RECORD SET ->
-- Begin --

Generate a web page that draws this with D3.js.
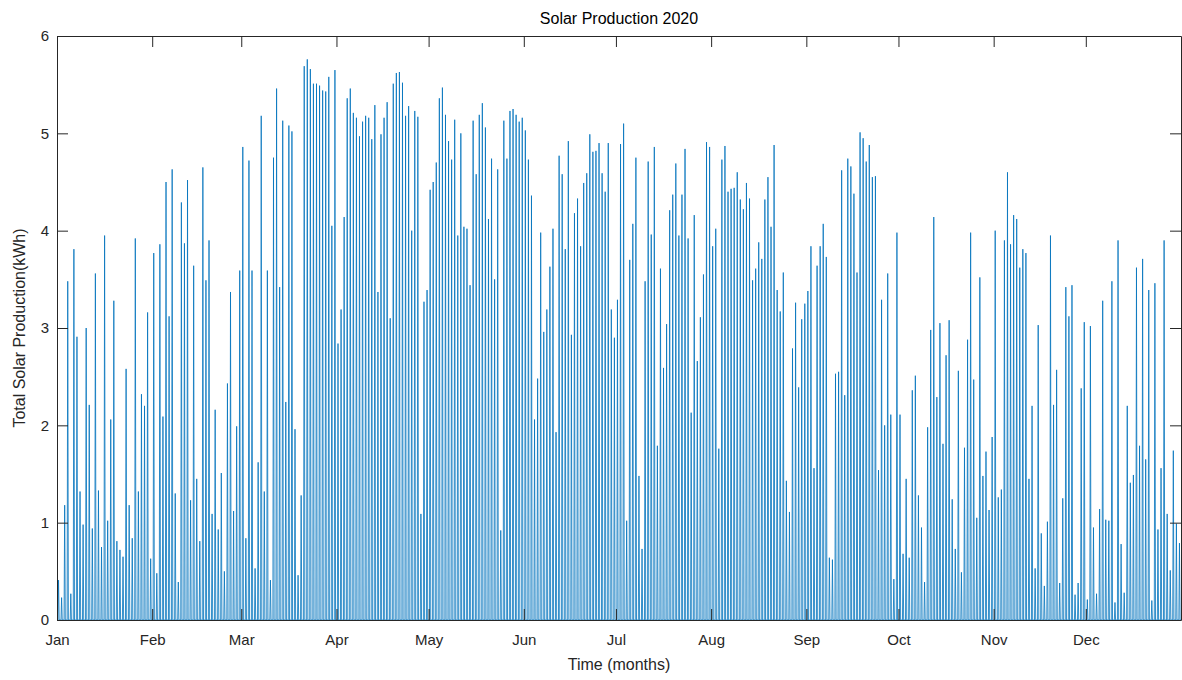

-- End --
-- Begin --

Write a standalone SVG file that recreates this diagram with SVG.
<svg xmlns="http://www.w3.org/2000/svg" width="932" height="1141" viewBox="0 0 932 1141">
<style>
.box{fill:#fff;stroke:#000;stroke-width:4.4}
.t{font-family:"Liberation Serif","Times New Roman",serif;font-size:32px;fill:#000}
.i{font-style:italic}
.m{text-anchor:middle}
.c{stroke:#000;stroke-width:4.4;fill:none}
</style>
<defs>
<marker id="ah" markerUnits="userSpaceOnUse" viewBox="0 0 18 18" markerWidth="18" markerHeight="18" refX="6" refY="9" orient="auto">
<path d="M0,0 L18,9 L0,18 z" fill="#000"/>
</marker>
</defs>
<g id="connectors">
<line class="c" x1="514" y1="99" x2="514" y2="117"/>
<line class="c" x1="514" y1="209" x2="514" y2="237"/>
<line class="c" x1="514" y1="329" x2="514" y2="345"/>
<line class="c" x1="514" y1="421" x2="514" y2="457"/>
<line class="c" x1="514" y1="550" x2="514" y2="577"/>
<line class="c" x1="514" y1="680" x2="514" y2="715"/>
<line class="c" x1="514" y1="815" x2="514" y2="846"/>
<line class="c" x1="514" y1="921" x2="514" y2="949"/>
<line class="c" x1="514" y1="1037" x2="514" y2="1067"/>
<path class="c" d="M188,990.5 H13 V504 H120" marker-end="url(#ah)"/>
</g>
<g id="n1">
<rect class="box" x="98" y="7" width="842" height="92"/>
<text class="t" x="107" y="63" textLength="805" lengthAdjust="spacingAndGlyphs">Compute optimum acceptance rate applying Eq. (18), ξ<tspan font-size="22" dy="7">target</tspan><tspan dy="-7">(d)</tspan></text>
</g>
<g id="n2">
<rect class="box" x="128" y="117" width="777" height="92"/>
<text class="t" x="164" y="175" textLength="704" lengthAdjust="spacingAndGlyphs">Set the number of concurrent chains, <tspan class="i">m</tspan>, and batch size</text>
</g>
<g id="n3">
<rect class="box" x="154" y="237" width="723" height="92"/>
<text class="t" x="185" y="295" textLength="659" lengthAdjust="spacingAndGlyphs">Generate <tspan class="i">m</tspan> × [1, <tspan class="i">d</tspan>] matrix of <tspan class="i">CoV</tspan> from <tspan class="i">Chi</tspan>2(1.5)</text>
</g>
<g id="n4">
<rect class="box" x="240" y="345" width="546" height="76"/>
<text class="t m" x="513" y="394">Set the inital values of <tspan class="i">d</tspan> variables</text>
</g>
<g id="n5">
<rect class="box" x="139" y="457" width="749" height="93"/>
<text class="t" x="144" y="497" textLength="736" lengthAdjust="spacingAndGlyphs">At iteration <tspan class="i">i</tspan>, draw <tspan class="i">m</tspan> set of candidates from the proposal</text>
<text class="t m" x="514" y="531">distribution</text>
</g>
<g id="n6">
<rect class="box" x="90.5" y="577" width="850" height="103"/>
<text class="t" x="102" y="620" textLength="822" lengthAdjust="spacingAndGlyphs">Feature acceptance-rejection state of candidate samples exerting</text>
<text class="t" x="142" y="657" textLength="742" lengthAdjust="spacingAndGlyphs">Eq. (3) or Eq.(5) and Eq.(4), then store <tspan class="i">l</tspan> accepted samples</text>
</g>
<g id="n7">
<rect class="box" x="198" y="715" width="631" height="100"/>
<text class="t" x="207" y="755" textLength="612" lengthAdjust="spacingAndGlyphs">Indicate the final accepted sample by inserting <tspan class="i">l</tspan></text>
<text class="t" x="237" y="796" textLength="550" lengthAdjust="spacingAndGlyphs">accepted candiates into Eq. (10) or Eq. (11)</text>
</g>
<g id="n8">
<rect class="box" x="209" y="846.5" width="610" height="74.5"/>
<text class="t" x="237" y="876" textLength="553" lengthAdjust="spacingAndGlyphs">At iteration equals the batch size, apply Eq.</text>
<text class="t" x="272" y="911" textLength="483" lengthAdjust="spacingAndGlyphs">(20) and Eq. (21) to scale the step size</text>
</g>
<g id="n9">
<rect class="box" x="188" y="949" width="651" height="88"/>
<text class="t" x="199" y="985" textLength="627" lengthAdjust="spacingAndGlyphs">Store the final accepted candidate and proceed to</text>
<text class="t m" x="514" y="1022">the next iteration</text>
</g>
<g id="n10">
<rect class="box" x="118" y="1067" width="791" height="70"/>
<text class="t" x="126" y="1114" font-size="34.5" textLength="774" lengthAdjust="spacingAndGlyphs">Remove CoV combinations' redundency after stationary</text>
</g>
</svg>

-- End --
-- Begin --

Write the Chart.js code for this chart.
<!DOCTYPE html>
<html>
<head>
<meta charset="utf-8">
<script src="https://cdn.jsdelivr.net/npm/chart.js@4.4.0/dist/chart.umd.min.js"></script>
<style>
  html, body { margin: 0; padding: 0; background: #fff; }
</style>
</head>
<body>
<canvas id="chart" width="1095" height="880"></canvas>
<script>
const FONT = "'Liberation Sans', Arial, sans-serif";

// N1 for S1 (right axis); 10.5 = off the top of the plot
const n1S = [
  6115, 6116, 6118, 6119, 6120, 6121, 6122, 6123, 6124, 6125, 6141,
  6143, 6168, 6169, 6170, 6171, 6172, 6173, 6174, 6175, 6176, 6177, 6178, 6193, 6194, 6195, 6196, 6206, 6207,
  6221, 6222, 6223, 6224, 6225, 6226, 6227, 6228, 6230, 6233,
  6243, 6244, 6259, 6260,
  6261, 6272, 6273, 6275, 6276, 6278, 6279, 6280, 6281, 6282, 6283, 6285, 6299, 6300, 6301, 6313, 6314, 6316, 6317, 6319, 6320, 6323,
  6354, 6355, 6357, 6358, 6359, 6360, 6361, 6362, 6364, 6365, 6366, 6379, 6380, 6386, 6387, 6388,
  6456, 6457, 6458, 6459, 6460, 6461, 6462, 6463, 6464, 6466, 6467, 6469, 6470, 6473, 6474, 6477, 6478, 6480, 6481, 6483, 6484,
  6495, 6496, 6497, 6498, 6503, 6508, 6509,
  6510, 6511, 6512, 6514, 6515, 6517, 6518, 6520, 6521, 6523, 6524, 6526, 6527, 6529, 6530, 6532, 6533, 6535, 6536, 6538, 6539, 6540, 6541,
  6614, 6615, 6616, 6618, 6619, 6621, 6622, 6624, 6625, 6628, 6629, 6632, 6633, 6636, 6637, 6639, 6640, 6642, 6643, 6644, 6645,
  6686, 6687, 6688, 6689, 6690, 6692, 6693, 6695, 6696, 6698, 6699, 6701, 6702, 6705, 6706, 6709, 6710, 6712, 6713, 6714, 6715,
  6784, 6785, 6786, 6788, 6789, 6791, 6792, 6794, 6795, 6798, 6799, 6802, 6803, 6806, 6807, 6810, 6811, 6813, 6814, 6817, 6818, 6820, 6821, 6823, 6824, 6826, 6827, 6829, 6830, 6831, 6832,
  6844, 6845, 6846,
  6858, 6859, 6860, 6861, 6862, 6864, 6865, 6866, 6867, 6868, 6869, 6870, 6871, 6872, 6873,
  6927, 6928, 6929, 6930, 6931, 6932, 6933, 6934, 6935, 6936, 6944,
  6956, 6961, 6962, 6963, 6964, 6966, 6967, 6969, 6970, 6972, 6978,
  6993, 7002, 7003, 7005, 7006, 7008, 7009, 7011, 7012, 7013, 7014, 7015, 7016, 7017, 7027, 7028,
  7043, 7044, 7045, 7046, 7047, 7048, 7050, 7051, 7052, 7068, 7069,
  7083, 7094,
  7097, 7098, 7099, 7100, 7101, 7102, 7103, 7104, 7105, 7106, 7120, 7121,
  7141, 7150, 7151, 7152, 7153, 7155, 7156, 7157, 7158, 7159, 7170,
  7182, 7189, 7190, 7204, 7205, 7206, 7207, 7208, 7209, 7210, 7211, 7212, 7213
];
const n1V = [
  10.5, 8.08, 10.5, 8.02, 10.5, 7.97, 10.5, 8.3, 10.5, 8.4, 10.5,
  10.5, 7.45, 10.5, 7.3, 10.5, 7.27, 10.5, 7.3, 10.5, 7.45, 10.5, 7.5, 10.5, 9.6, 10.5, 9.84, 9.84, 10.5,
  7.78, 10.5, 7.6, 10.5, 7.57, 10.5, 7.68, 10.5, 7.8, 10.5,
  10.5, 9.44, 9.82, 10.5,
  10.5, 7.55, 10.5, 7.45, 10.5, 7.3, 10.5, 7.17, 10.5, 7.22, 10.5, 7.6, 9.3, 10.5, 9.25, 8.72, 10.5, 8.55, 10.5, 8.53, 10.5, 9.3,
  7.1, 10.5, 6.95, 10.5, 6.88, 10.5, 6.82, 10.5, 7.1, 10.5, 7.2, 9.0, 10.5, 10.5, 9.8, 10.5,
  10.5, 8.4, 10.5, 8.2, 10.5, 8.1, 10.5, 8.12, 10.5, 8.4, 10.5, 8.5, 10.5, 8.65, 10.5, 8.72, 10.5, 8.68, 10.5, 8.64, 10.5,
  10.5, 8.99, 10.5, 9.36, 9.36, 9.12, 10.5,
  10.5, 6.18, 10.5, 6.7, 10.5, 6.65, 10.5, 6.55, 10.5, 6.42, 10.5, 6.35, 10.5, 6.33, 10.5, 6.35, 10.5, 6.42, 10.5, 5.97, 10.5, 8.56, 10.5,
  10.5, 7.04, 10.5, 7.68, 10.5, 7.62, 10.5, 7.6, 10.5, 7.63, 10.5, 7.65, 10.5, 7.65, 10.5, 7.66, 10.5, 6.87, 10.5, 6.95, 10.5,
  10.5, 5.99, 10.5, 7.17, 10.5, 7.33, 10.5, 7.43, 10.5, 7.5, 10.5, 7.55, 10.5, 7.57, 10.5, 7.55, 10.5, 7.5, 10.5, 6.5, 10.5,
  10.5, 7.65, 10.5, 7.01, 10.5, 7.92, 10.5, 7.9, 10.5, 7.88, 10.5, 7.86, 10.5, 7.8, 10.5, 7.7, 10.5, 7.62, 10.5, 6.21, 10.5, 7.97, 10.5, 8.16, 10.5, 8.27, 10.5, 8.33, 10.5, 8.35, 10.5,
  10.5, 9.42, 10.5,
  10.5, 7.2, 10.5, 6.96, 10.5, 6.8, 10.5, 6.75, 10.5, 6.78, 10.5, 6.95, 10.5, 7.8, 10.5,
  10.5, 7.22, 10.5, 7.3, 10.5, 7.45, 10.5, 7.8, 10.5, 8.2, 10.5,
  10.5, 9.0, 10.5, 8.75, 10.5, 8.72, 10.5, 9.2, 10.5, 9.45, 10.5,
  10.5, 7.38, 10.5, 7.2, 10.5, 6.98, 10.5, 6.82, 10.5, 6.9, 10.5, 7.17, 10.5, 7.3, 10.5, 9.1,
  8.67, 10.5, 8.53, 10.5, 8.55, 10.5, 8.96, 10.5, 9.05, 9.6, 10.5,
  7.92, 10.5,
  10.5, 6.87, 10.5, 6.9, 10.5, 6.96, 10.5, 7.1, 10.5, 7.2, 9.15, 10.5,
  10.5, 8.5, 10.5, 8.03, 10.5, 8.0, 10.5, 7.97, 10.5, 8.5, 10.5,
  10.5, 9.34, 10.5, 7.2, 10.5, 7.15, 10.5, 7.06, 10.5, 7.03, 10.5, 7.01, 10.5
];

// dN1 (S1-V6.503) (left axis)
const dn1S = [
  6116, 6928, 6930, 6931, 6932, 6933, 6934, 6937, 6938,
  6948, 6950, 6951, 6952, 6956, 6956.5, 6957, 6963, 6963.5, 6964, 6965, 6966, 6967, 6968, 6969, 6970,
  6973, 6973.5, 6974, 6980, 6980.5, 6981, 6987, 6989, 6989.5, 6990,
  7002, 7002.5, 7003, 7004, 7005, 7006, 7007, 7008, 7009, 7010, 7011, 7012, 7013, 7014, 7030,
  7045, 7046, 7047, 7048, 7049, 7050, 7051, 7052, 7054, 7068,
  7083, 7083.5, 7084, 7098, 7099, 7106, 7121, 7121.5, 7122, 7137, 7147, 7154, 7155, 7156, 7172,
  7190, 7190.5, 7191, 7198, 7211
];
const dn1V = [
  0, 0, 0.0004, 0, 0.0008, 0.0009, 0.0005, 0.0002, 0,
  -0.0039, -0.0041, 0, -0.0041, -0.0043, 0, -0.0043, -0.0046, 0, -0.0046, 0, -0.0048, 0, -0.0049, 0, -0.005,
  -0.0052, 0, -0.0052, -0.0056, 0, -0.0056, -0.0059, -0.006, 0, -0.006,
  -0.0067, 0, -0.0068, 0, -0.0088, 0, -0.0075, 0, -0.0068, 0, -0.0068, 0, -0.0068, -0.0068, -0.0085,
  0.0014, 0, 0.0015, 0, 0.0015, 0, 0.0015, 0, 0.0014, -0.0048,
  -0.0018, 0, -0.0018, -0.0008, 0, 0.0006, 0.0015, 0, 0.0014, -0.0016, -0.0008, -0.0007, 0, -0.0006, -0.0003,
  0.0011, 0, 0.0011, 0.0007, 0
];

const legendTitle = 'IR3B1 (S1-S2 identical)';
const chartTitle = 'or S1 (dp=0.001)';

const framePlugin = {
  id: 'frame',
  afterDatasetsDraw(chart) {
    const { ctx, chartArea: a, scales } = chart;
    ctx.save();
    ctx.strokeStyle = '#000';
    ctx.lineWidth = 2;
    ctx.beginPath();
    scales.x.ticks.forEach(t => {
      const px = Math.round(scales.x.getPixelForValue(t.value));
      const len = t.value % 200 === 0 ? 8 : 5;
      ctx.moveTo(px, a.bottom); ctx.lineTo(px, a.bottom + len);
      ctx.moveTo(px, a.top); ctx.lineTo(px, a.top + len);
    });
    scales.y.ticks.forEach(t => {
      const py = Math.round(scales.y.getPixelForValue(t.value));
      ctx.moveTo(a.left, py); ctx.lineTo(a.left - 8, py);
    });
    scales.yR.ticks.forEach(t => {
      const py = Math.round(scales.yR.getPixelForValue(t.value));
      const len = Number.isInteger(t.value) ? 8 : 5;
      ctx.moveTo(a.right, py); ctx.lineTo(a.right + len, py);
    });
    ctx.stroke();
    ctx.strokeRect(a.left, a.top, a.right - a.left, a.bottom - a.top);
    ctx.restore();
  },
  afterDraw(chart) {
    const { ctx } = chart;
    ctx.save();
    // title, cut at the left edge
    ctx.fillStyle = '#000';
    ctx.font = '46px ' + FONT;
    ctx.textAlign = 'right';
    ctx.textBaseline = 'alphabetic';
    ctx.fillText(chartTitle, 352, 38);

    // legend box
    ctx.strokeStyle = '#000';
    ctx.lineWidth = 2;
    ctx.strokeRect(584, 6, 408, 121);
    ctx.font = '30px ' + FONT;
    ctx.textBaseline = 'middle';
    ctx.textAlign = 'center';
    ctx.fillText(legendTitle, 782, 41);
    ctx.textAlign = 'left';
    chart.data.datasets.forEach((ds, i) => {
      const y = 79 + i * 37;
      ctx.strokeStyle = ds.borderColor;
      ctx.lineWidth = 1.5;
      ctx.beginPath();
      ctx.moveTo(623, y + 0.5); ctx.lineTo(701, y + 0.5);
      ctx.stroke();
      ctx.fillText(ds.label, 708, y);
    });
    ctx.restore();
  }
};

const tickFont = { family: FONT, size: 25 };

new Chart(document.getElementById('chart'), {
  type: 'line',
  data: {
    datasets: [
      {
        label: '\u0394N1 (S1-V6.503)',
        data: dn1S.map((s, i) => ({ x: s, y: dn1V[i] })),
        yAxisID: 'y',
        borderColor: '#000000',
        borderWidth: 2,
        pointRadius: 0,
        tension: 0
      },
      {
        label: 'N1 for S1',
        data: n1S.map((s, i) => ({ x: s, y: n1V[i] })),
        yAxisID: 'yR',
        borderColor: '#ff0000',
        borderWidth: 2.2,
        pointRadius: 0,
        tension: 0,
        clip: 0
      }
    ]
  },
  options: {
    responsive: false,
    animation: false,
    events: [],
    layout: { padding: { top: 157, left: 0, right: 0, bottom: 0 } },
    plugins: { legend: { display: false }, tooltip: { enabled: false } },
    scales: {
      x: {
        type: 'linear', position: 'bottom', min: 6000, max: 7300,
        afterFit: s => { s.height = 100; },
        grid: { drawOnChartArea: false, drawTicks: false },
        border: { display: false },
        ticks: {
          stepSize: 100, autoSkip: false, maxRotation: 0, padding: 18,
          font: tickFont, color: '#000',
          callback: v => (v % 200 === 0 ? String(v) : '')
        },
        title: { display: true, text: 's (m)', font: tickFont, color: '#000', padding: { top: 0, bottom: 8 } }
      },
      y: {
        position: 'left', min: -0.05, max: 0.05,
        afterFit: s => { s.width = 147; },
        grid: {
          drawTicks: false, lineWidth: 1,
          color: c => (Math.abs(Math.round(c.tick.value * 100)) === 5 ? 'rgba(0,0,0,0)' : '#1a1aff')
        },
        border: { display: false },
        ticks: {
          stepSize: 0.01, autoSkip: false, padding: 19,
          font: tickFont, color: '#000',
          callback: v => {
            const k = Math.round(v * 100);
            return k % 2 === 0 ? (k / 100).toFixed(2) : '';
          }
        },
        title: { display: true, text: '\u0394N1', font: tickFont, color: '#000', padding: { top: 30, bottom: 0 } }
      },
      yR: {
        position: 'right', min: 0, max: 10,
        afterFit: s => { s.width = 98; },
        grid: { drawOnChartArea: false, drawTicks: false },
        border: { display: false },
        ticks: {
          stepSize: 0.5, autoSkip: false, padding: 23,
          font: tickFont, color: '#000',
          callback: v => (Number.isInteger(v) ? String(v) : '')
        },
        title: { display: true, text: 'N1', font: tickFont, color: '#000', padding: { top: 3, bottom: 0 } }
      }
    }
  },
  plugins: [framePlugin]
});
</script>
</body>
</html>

-- End --

WHAT THE EXERCISE ASKS -> State the number of lines in the data that include the string "Write", and add nothing else.

EXERCISE SOLUTION -> 2